The fourth chapter, “Mapping Gothic Bog Bodies,” belongs to Seamus Heaney and his use of bog bodies to symbolically and physically function as literary maps in his prose and poems between 1966 and 1978. As Gladwin says, “Mapping is also a form of exploration and exploitation. Through mapping as in writing, we can question, consider, and explore possibilities” (166). And yet “Bog poems are politically, structurally and socially unstable because they reflect the qualities of the bog” (167).

Chapter 5, “Gendered Boglands” explores how Irish women in Marina Carr’s By the Bog of Cats (1998) and Deirdre Kinahan’s Bog Boy (2010), just before and after the Celtic Tiger years, embraced the bog as a space of both liberation and struggle against not just the neo-colonial ethos of the era but the associated patriarchy.

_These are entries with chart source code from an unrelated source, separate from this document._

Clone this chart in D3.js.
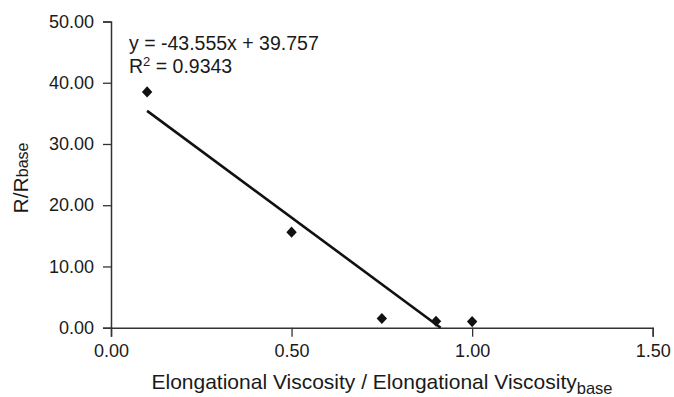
<!DOCTYPE html>
<html>
<head>
<meta charset="utf-8">
<script src="https://cdn.jsdelivr.net/npm/d3@7"></script>
<style>
  html, body { margin: 0; padding: 0; background: #fff; }
  svg { display: block; font-family: "Liberation Sans", Arial, sans-serif; }
</style>
</head>
<body>
<svg id="chart" width="674" height="397"></svg>
<script>
// Measured ratios
const viscosityRatio = [0.10, 0.50, 0.75, 0.90, 1.00];
const resistanceRatio = [38.5, 15.6, 1.5, 1.05, 1.0];

// Linear fit reported for the series
const fitSlope = -43.555;
const fitIntercept = 39.757;
const fitR2 = 0.9343;

const xTicks = [0, 0.5, 1.0, 1.5];
const yTicks = [0, 10, 20, 30, 40, 50];

const svg = d3.select("#chart");
const plot = { left: 111, right: 652.7, top: 21.5, bottom: 327.7 };

const x = d3.scaleLinear().domain([0, 1.5]).range([plot.left, plot.right]);
const y = d3.scaleLinear().domain([0, 50]).range([plot.bottom, plot.top]);
const fmt = d3.format(".2f");
const axisColor = "#333";
const textColor = "#1a1a1a";

// Y axis
const gy = svg.append("g")
  .attr("transform", `translate(${plot.left},0)`)
  .call(d3.axisLeft(y).tickValues(yTicks).tickFormat(fmt).tickSize(8).tickPadding(9));
// X axis
const gx = svg.append("g")
  .attr("transform", `translate(0,${plot.bottom})`)
  .call(d3.axisBottom(x).tickValues(xTicks).tickFormat(fmt).tickSize(9).tickPadding(8));

[gx, gy].forEach(g => {
  g.select(".domain").attr("stroke", axisColor).attr("stroke-width", 1.5);
  g.selectAll(".tick line").attr("stroke", axisColor).attr("stroke-width", 1.3);
  g.selectAll(".tick text")
    .attr("fill", textColor)
    .style("font-size", "18px")
    .style("font-family", "'Liberation Sans', Arial, sans-serif");
});

// Trendline, clipped where it meets the x axis
const xEnd = Math.min(d3.max(viscosityRatio), -fitIntercept / fitSlope);
const xStart = d3.min(viscosityRatio);
svg.append("line")
  .attr("x1", x(xStart)).attr("y1", y(fitSlope * xStart + fitIntercept))
  .attr("x2", x(xEnd)).attr("y2", y(fitSlope * xEnd + fitIntercept))
  .attr("stroke", "#111").attr("stroke-width", 2.6);

// Data markers (diamonds)
const pts = viscosityRatio.map((v, i) => [v, resistanceRatio[i]]);
svg.append("g").selectAll("path")
  .data(pts)
  .join("path")
  .attr("transform", d => `translate(${x(d[0])},${y(d[1])})`)
  .attr("d", "M0,-5.6L5.2,0L0,5.6L-5.2,0Z")
  .attr("fill", "#111");

// Fit equation
svg.append("text")
  .attr("x", 129).attr("y", 50)
  .attr("fill", textColor)
  .style("font-size", "19.5px")
  .text(`y = ${fitSlope}x + ${fitIntercept}`);
const r2 = svg.append("text")
  .attr("x", 129).attr("y", 73)
  .attr("fill", textColor)
  .style("font-size", "19.5px");
r2.append("tspan").text("R");
r2.append("tspan").attr("dy", -7).style("font-size", "13px").text("2");
r2.append("tspan").attr("dy", 7).text(` = ${fitR2}`);

// Y axis title
const yt = svg.append("text")
  .attr("transform", `translate(28,178) rotate(-90)`)
  .attr("text-anchor", "middle")
  .attr("fill", textColor)
  .style("font-size", "21px");
yt.append("tspan").text("R/R");
yt.append("tspan").style("font-size", "16px").text("base");

// X axis title
const xt = svg.append("text")
  .attr("x", 382).attr("y", 389)
  .attr("text-anchor", "middle")
  .attr("fill", textColor)
  .style("font-size", "21px");
xt.append("tspan").text("Elongational Viscosity / Elongational Viscosity");
xt.append("tspan").attr("dy", 5).style("font-size", "16.5px").text("base");
</script>
</body>
</html>
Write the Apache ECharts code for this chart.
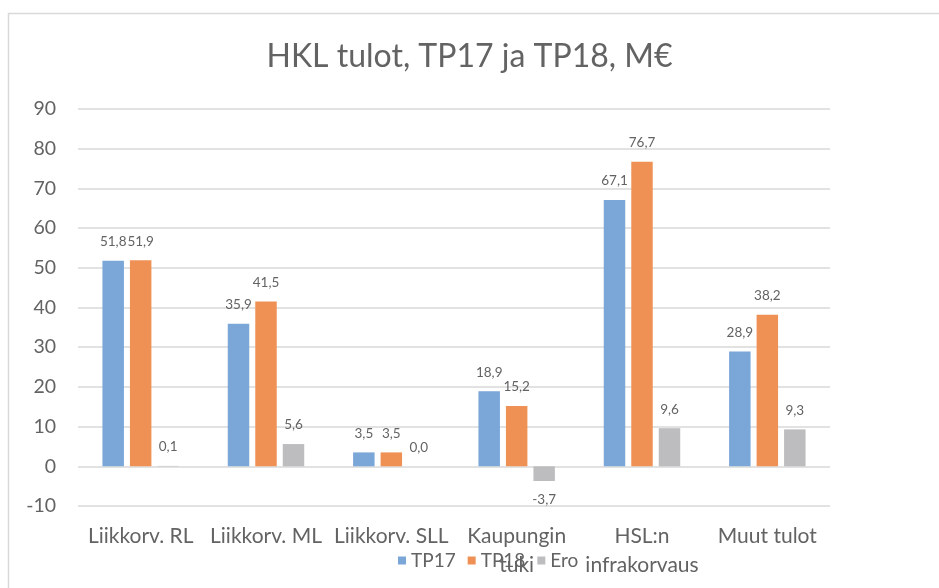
<!DOCTYPE html>
<html>
<head>
<meta charset="utf-8">
<script src="https://cdn.jsdelivr.net/npm/echarts@6/dist/echarts.min.js"></script>
<style>html,body{margin:0;padding:0;background:#fff}#c{width:939px;height:588px}</style>
</head>
<body>
<div id="c"></div>
<script>
var categories = ['Liikkorv. RL', 'Liikkorv. ML', 'Liikkorv. SLL', 'Kaupungin\ntuki', 'HSL:n\ninfrakorvaus', 'Muut tulot'];
var tp17 = [51.8, 35.9, 3.5, 18.9, 67.1, 28.9];
var tp18 = [51.9, 41.5, 3.5, 15.2, 76.7, 38.2];
var ero = [0.1, 5.6, 0.0, -3.7, 9.6, 9.3];
var seriesNames = ['TP17', 'TP18', 'Ero'];
var colors = ['#7aa6d8', '#ef9154', '#bdbdbf'];
var yMin = -10, yMax = 90, yStep = 10;

var FONT = 'Lato, "Open Sans", sans-serif';
var TXT = '#636363';

function toData(arr) {
  return arr.map(function (v) {
    return v < 0 ? { value: v, label: { position: 'bottom' } } : v;
  });
}
function fmt(p) { return p.value.toFixed(1).replace('.', ','); }

var chart = echarts.init(document.getElementById('c'), null, { renderer: 'canvas' });
var allSeries = [tp17, tp18, ero].map(function (arr, i) {
  return {
    name: seriesNames[i],
    type: 'bar',
    data: toData(arr),
    itemStyle: { color: colors[i] },
    barCategoryGap: '39%',
    barGap: '28%',
    label: {
      show: true,
      position: 'top',
      distance: 12,
      formatter: fmt,
      color: TXT,
      fontFamily: FONT,
      fontSize: 13.5
    }
  };
});

chart.setOption({
  animation: false,
  backgroundColor: '#fff',
  color: colors,
  title: {
    text: 'HKL tulot, TP17 ja TP18, M€',
    left: 'center',
    top: 36,
    textStyle: { fontFamily: FONT, fontSize: 32, fontWeight: 'normal', color: TXT }
  },
  legend: {
    data: seriesNames,
    left: 393,
    top: 546,
    itemWidth: 8,
    itemHeight: 8,
    itemGap: 12,
    icon: 'rect',
    textStyle: { fontFamily: FONT, fontSize: 19, color: TXT }
  },
  grid: { left: 78, right: 109, top: 109, bottom: 82, containLabel: false },
  xAxis: {
    type: 'category',
    data: categories,
    axisLine: { show: false, onZero: false },
    axisTick: { show: false },
    axisLabel: { fontFamily: FONT, fontSize: 21, color: TXT, margin: 16, lineHeight: 29, interval: 0 }
  },
  yAxis: {
    type: 'value',
    min: yMin,
    max: yMax,
    interval: yStep,
    axisLine: { show: false },
    axisTick: { show: false },
    splitLine: { lineStyle: { color: '#d9d9d9', width: 1.5 } },
    axisLabel: { fontFamily: FONT, fontSize: 19.5, color: TXT, margin: 22 }
  },
  graphic: [{
    type: 'rect',
    shape: { x: 8.5, y: 13.5, width: 1000, height: 1000 },
    style: { fill: 'none', stroke: '#d9d9d9', lineWidth: 1.5 },
    silent: true,
    z: -1
  }],
  series: allSeries
});
</script>
</body>
</html>
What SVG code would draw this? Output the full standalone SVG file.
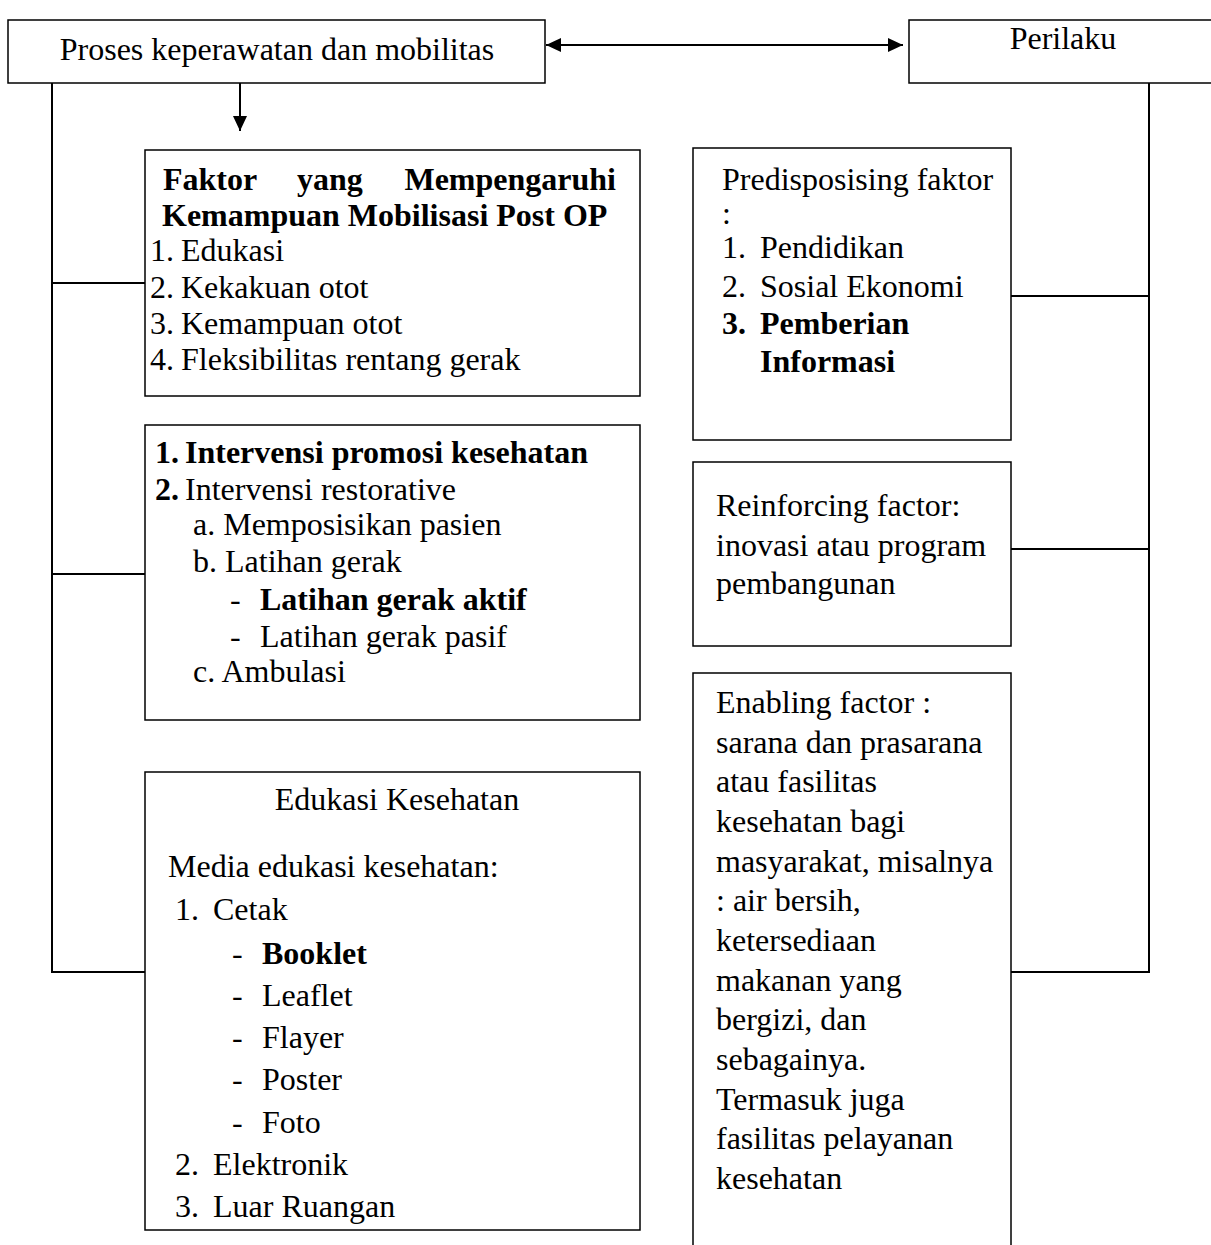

Chapter 6, “Bog Gothic, Bog Noir, and Eco-bog writing” is, if anything, too rich and rather crowded, divided into three sections, “Bog Gothic,” “Bog Noir,” and “Eco-Bog Writing.” It is testimony to the depth of the subject that these could have been three separate chapters. In the first section, Gladwin seeks to begin a new discussion that, as some critics have sought, labels Patrick McCabe’s The Butcher Boy as “Bog Gothic” (213). Gladwin argues that his form creates a “bog effect,” conjuring metaphors of a regressive and supernatural rural Ireland that “align with long-lasting stereotypes of boglands” (213). “You can take the man out of the bog but you cannot take the bog out of the man.” He then begins a brief exploration of the bog as a popular motif and scene in Irish crime writing. Any follower of the recent political and violent history of Ireland will realize how this is not just tied to fiction. The final section on Eco-Bog Writing departs somewhat in that it examines the non-fiction topographic or landscape writings of Tim Robinson (Gladwin had a busy 2016 in that he co-edited with Christine Cusick Unfolding Irish Landscapes: Tim Robinson, Culture and Environment) and how they address the environmental threats to the bogs of Ireland” (230)” If a “bog is its own diary as he claims, then writers must read the pages of it, like a literary history of lives forgotten or misremembered, before it completely vanishes” (236).

Boglands invite a whole academy of sciences to their study, but the cultural element is often neglected. You cannot have one without the other. If we add the threatened ecology of bogs to the resources of literature, archaeology, and other elements of culture the possibilities  are limitless for their survival. The arts and sciences do not meet often enough. There are few other substances that can join the built, natural, and cultural elements of our heritage as much as our bogs. Joseph Beuys, one of the world’s most influential post-war avant-garde artists described our bogs as, “the liveliest elements in the European landscape, not just from the point of view of flora, fauna, birds and animals, but as storing pieces of life, mystery and chemical change, preservers of ancient history.” Gladwin’s book has helped show how these contentious terrains can throw a light on the past and help us look to the future. The short conclusion to the book is called Uncertain Futures—enough said.


[1] Terry Eagleton, The Truth About the Irish (Dublin: New Island Books, 2002), 31.